Today’s photo comes to us from 1935. I’ve posted it before, some years ago, but it illustrates so well what I’ve been spending so much of my time on lately. If you think I’ve not been posting here as often as I once did then, you would be correct. I’ve been up to my neck in old magazines and books, looking for accounts of women wearing pants in the years before 1935. I’ll be sharing my findings, along with other great things I found along the way as posting here gets back to a more normal schedule.
And now for the news…
- There is an interesting article at time.com about the history of casualness in American clothing. The author mentions that a resurgence in bike riding in the late 1920s brought about the wearing of culottes, which led to shorts. It’s an interesting concept, and one that I’ve never before encountered. More research is needed in this area.
- The Museum at FIT has a new state-of-the-art storage facility. I’m jealous.
- Here’s a great article that reminds us that saying a certain designer “invented” a garment is probably not entirely true.
- After PETA exposed inhumane practices at a sheep farm in Argentina, high end designer Stella McCartney and outdoor clothing maker Patagonia have cut their ties with the supplier.
- Hats off to Lydia Baird and Willa Tsokanis, two FIT students who decided to do something about all the textile waste generated by the school.
- Textile conservation is hard work.
- Not as remembered today as much as her protégée Diana Vreeland, in her day Carmel Snow was the Anna Wintour of fashion publishing.
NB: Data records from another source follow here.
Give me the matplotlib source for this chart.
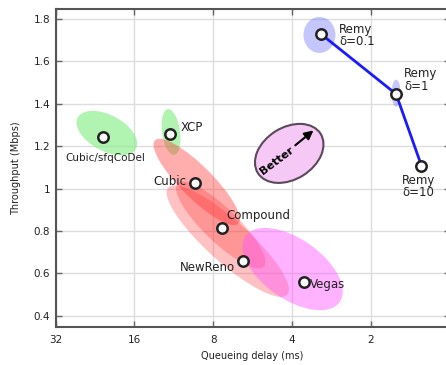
import matplotlib
matplotlib.use("Agg")
import matplotlib.pyplot as plt
from matplotlib.patches import Ellipse
import matplotlib.transforms as mtransforms

# ---- data ----
schemes = ["Remy\nδ=0.1", "Remy\nδ=1", "Remy\nδ=10", "Cubic/sfqCoDel", "XCP",
           "Cubic", "Compound", "NewReno", "Vegas"]
delay_ms = [3.09, 1.60, 1.28, 21.1, 11.7, 9.41, 7.38, 6.16, 3.59]
throughput = [1.728, 1.446, 1.108, 1.245, 1.257, 1.027, 0.812, 0.658, 0.557]

remy_delay = delay_ms[:3]
remy_tput = throughput[:3]

# spread ellipses (centre delay, centre throughput)
ell_delay = [20.4, 11.6, 9.25, 7.49, 7.04, 3.98, 3.14, 1.60]
ell_tput = [1.262, 1.267, 1.031, 0.828, 0.752, 0.620, 1.725, 1.45]

xticks = [32, 16, 8, 4, 2]
xticklabels = ["32", "16", "8", "4", "2"]
yticks = [0.4, 0.6, 0.8, 1.0, 1.2, 1.4, 1.6, 1.8]
yticklabels = ["0.4", "0.6", "0.8", "1", "1.2", "1.4", "1.6", "1.8"]

# ---- styles ----
# (width px, height px, angle deg, color, alpha)
ell_style = [
    (66, 36, -28, "#90ee90", 0.7),
    (18, 46, 8, "#90ee90", 0.7),
    (118, 32, -45, "#ff3333", 0.4),
    (120, 34, -44, "#ff3333", 0.3),
    (160, 42, -42, "#ff3333", 0.3),
    (115, 60, -35, "#ff55ff", 0.45),
    (32, 36, 0, "#7777ff", 0.42),
    (9, 27, 0, "#7777ff", 0.42),
]
# label offsets in pixels and alignment
label_style = [
    ((18, -1), "left", "center", 8.5),
    ((8, 14), "left", "center", 8.5),
    ((-3, -21), "center", "center", 8.5),
    ((2, -21), "center", "center", 7.5),
    ((11, 7), "left", "center", 8.5),
    ((-8, 1), "right", "center", 8.5),
    ((4, 13), "left", "center", 8.5),
    ((-8, -6), "right", "center", 8.5),
    ((6, -2), "left", "center", 8.5),
]

fig = plt.figure(figsize=(4.46, 3.65), dpi=100)
ax = fig.add_axes([55.7 / 446, 38.3 / 365, 393.8 / 446, 317.4 / 365])
ax.set_xscale("log", base=2)
ax.set_xlim(32, 1)
ax.set_ylim(0.348, 1.846)
ax.set_autoscale_on(False)

ax.set_xticks(xticks)
ax.set_xticklabels(xticklabels)
ax.xaxis.set_minor_locator(matplotlib.ticker.NullLocator())
ax.set_yticks(yticks)
ax.set_yticklabels(yticklabels)

ax.grid(True, color="#dddddd", lw=1)
ax.set_axisbelow(True)
for s in ax.spines.values():
    s.set_color("#555555")
    s.set_linewidth(1.5)
ax.tick_params(direction="in", length=4, width=1, color="#666666",
               top=True, right=True, labelsize=7.5, labelcolor="#222222")
ax.tick_params(axis="x", pad=6)
ax.tick_params(axis="y", pad=4)
ax.set_xlabel("Queueing delay (ms)", fontsize=7, color="#222222", labelpad=4)
ax.set_ylabel("Throughput (Mbps)", fontsize=7, color="#222222", labelpad=9)

fig.canvas.draw()

def add_ell(x, y, w, h, ang, **kw):
    tr = fig.dpi_scale_trans + mtransforms.ScaledTranslation(x, y, ax.transData)
    e = Ellipse((0, 0), w / 100, h / 100, angle=ang, transform=tr, **kw)
    ax.add_patch(e)
    return e

for x, y, st in zip(ell_delay, ell_tput, ell_style):
    w, h, ang, col, al = st
    add_ell(x, y, w, h, ang, facecolor=col, alpha=al, edgecolor="none", zorder=2)

# "Better" badge
tr_b = fig.dpi_scale_trans + mtransforms.ScaledTranslation(0.593, 0.546, ax.transAxes)
ax.add_patch(Ellipse((0, 0), 0.74, 0.52, angle=32, transform=tr_b,
                     facecolor="#f6c8f6", edgecolor="#5a4a5a", lw=1.5, zorder=3))
ax.text(0.563, 0.522, "Better", transform=ax.transAxes, rotation=37,
        ha="center", va="center", fontsize=8, fontweight="bold", zorder=4)
ax.annotate("", xy=(0.66, 0.624), xytext=(0.603, 0.566),
            xycoords="axes fraction", textcoords="axes fraction",
            arrowprops=dict(arrowstyle="-|>", color="black", lw=1.5,
                            mutation_scale=13), zorder=4)

ax.plot(remy_delay, remy_tput, color="#1a1aff", lw=2, zorder=4)
ax.plot(delay_ms, throughput, linestyle="none", marker="o", ms=7.5,
        mfc="white", mec="#222222", mew=1.8, zorder=5)

for name, x, y, st in zip(schemes, delay_ms, throughput, label_style):
    off, ha, va, fs = st
    ax.annotate(name, xy=(x, y), xytext=off, textcoords="offset pixels",
                ha=ha, va=va, fontsize=fs, color="#222222", zorder=6,
                linespacing=0.95)

fig.savefig("out.png", dpi=100)
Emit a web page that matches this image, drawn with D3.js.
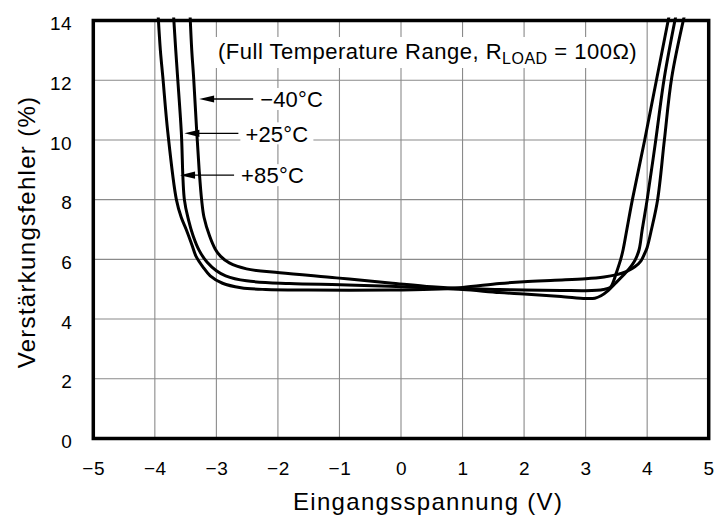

- The reason that you may not be able to immediately tell whether a garment is new or vintage may be because there is little difference.
- “If the problem is awareness, let’s all sign a social contract saying we will use our smartphones and apps to change the way the world sees people.” That is only one of the very smart things in an article I almost did not read. Hopefully you will be able to get past the photo of a naked Kim K. and look for the wisdom in the article.